La reforma de la Universidad debe dejarse en manos de la Universidad con
ayuda de los agentes sociales y el Gobierno
de la Nación y que requeriría de un
amplio acuerdo social. La autonomía
universitaria debe seguir siendo el crisol de un proyecto reformista,
valiente y generoso de nuestra Universidad. Económica y socialmente. Necesitamos
una Universidad muy distinta a la actual, de mayor exigencia y de mayor
calidad. Y eso trae a colación casi todos los aspectos de la organización de
las actividades universitarias.
En
cuanto al gobierno de la Universidad, debería replantearse la mimética
aplicación de los principios democráticos establecidos para la elección de las
instituciones políticas representativas. El carácter electivo de prácticamente
todos los órganos de dirección y gobierno de la Universidad no tiene sentido.

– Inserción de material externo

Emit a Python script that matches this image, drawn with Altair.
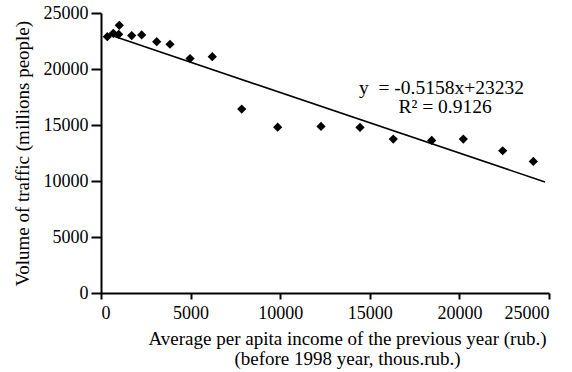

El principio democrático de la elegibilidad de los órganos de gobierno no tiene
por qué aplicarse a todas las instituciones, que no por eso dejan de ser
plenamente democráticas. Buscando un
ejemplo del académico francés, Jean-Denis Bredin, para defender esta tesis:
cuando los pasajeros suben a un avión no hay una elección popular para ver
quién es el piloto, y no por ello se puede decir que la selección de pilotos no
respete las reglas democráticas.
Los
consejos sociales de las universidades se han alejado de vínculos
significativos con el mundo productivo, empresarial y social de nuestra Universidad,
el papel que, al modo de los patronatos de las más prestigiosas universidades
americanas y europeas, deberían haber funcionado. Pero, si estuviesen en
condiciones de cumplirlo, podrían tener atribuido el nombramiento de los
máximos responsables académicos de la Universidad. Y si se mantuviera el
carácter electivo de tales responsables, habría que diferenciar según los casos
(un director de departamento no tiene porque ser votado por los estudiantes o por el
personal no docente) y establecer algunas reglas de buen gobierno. Por ejemplo,
estableciendo para los rectores la posibilidad de un único mandato, de mayor
duración. La experiencia demuestra que el primer mandato de los rectores suele
estar condicionado por el cálculo permanente de las conveniencias de cara a la reelección,
y durante el mismo es cuando los distintos grupos electorales, docentes, no
docentes y estudiantiles, suelen obtener ventajas y beneficios particulares,
reñidos en ocasiones con los intereses generales de la institución y de la
sociedad.
Y
la selección del profesorado debe cambiarse drásticamente. Desde las viejas
oposiciones que garantizaban razonablemente una competencia entre los mejores,
permitían la movilidad interuniversitaria y aseguraban un conocimiento profundo
de la materia a impartir y una suficiente experiencia investigadora en la misma
(lo que no impedía, a veces, la culminación del nepotismo), todas las
modificaciones que se han producido han estado encaminadas a reducir los
niveles de exigencia.
Con
el sistema actual, la movilidad del profesorado entre Escuelas y Universidades
pertenece al reino de la fantasía, cualquier planteamiento de captación de los
más valiosos o experimentados. Y lo habitual es que se pueda culminar la carrera
académica sin salir de la Universidad en que se ha estudiado, sin competir
nunca por una plaza, sin ser juzgado por especialistas en la materia y sin
tener que acreditar conocimientos de la misma. El que a pesar de ello sigamos
contando con muchos profesores excelentes no responde más que al hecho de que
lo dioses no nos han abandonado del todo.